INSTRUCTIONS TO FOLLOW >>
Pull out each line of the records holding the string "this".
━━━━━━━━━━━━━━━━━━━━━━━━━━━━━━
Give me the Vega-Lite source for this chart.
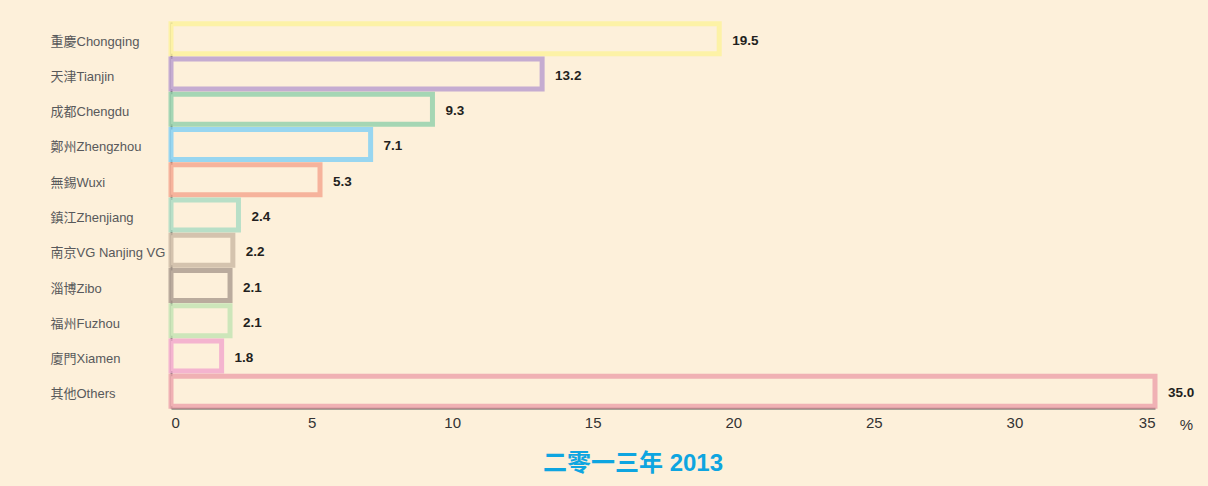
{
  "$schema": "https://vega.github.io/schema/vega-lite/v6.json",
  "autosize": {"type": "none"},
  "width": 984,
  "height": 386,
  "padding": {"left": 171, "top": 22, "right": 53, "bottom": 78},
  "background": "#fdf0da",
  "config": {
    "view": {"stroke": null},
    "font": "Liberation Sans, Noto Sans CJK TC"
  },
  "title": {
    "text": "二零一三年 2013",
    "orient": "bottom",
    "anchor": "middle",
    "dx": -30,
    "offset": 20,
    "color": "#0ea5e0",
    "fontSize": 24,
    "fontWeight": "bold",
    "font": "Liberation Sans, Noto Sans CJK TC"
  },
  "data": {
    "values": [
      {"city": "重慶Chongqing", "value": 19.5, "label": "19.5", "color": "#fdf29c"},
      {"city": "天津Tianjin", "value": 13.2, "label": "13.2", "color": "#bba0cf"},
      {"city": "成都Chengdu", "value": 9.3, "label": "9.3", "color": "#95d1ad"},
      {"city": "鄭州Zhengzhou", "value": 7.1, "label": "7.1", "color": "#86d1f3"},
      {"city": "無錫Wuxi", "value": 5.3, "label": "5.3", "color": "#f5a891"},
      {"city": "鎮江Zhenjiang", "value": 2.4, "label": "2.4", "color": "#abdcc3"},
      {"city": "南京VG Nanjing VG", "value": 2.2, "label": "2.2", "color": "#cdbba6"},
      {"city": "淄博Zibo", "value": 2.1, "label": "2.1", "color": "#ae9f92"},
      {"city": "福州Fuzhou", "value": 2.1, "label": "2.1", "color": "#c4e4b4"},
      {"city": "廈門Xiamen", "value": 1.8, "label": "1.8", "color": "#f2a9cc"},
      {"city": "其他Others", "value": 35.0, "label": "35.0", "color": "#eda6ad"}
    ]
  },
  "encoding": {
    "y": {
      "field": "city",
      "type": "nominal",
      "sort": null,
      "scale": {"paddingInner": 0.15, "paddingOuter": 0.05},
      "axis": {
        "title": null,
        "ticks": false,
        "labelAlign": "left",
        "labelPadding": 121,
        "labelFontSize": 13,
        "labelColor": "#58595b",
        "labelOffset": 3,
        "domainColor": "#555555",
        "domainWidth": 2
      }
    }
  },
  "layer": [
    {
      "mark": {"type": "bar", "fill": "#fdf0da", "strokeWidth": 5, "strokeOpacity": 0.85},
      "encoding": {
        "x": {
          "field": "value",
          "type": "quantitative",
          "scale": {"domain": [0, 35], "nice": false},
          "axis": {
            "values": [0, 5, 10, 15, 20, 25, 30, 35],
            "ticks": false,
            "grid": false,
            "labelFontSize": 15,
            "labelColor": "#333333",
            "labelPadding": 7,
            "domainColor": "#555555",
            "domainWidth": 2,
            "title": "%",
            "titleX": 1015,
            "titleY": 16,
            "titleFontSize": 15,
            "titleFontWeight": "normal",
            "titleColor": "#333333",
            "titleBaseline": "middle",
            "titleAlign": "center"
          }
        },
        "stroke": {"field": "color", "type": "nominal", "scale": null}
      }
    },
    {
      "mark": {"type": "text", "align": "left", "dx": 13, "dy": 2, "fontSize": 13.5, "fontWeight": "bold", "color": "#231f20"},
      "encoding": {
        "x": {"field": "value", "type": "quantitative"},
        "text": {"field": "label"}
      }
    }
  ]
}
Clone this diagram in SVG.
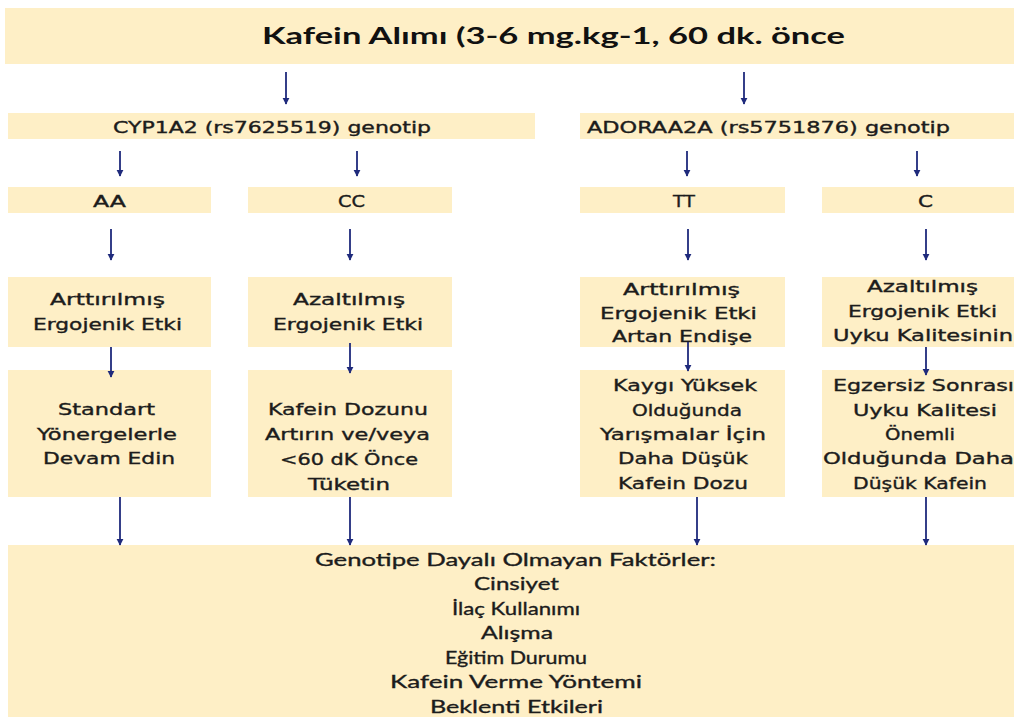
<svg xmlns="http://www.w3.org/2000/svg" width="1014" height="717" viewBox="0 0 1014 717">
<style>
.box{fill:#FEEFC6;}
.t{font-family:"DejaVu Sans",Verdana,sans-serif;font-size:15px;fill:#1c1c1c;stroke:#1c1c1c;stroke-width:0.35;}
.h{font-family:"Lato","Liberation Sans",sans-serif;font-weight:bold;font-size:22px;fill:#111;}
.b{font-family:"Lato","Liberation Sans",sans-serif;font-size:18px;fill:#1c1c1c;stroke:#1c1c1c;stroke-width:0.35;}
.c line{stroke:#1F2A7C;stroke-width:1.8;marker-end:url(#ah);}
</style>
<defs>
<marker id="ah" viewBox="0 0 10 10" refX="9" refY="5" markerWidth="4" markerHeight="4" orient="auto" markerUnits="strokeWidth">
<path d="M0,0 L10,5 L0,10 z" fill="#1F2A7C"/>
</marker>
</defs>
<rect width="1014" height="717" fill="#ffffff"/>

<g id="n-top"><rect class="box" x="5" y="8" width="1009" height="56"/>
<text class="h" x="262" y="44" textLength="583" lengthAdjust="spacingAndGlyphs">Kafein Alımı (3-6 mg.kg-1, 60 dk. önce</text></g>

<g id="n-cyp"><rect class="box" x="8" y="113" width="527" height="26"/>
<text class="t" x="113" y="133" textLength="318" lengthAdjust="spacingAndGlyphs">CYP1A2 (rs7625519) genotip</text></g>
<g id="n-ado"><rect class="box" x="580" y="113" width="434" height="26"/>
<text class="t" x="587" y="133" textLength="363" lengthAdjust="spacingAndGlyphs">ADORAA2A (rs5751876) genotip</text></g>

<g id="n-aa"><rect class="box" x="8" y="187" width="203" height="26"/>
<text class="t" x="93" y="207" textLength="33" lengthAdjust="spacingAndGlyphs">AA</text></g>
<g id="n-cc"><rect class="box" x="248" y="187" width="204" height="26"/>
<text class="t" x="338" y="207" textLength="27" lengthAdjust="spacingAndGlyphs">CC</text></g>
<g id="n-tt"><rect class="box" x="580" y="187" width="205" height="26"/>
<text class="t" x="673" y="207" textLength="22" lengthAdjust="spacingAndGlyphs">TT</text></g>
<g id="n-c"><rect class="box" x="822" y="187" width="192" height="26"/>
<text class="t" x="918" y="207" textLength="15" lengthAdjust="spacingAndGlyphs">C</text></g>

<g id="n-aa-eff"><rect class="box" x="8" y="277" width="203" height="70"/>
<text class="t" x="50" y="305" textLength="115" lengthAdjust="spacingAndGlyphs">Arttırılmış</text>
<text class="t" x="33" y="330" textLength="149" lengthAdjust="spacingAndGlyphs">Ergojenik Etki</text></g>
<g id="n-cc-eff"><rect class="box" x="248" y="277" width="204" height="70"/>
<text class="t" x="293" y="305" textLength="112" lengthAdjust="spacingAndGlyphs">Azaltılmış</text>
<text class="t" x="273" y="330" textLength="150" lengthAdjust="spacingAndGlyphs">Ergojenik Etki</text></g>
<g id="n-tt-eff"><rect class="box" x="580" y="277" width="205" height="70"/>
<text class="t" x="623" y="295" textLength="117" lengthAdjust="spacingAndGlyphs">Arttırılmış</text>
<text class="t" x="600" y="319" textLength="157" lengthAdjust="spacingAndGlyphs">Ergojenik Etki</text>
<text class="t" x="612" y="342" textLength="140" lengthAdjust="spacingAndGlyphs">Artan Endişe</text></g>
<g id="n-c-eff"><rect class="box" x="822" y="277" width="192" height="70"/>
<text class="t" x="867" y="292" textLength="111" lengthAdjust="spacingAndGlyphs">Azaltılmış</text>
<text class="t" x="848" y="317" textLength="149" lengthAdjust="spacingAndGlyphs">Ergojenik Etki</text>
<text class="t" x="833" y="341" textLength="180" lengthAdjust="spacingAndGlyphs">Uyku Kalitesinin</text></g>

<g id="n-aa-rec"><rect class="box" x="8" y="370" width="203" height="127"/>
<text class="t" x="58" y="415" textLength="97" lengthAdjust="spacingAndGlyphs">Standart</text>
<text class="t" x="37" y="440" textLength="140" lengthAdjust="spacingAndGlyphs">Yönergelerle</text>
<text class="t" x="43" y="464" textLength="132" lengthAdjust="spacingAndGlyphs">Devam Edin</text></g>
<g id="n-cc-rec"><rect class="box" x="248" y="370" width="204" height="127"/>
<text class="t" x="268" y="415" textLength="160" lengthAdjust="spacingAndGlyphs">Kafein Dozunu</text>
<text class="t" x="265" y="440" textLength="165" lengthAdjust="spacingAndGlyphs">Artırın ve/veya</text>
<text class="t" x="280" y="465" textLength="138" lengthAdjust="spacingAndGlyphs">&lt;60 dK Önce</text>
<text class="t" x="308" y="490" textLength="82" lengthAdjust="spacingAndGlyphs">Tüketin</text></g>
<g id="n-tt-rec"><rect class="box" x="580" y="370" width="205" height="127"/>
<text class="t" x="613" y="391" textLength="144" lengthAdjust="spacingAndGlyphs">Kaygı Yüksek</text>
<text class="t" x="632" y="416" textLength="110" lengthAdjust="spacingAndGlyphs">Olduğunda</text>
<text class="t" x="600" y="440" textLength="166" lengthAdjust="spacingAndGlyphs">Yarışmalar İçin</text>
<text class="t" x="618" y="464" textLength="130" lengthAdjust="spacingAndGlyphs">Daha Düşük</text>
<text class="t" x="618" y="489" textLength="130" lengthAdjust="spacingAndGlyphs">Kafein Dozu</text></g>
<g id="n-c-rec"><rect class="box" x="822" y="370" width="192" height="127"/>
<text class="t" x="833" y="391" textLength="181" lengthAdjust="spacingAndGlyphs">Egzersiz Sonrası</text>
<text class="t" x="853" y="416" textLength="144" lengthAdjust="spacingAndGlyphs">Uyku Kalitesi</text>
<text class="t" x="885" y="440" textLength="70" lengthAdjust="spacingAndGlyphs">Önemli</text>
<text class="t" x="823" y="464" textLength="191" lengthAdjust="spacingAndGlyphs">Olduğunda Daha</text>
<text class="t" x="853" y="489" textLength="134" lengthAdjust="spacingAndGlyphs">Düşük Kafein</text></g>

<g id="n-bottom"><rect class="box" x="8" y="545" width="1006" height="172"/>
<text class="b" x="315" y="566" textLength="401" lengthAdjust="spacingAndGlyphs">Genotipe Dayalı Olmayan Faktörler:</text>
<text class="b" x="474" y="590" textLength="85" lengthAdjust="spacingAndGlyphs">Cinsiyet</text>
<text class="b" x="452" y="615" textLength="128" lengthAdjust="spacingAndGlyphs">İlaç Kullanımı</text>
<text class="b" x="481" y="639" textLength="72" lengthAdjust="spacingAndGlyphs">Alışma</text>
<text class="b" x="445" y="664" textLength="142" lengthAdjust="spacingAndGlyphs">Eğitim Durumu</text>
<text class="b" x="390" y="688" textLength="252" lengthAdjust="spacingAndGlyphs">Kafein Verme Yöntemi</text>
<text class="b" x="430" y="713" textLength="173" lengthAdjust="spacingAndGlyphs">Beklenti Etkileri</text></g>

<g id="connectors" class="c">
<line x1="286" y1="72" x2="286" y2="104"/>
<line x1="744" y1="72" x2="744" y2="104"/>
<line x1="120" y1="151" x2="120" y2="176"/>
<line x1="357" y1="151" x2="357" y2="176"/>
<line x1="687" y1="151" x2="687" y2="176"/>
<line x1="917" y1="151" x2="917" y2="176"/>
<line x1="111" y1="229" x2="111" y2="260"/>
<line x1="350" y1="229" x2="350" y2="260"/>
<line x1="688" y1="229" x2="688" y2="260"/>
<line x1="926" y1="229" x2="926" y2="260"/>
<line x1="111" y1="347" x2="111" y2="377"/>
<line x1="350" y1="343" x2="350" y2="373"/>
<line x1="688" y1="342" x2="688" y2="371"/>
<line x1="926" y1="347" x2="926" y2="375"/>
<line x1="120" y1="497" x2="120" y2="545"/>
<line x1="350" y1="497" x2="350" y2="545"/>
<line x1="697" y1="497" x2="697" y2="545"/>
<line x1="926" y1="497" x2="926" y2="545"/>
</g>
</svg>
━━━━━━━━━━━━━━━━━━━━━━━━━━━━━━
SOLVED PROBLEM >>
Give me the Vega-Lite source for this chart.
Clone this diagram in SVG.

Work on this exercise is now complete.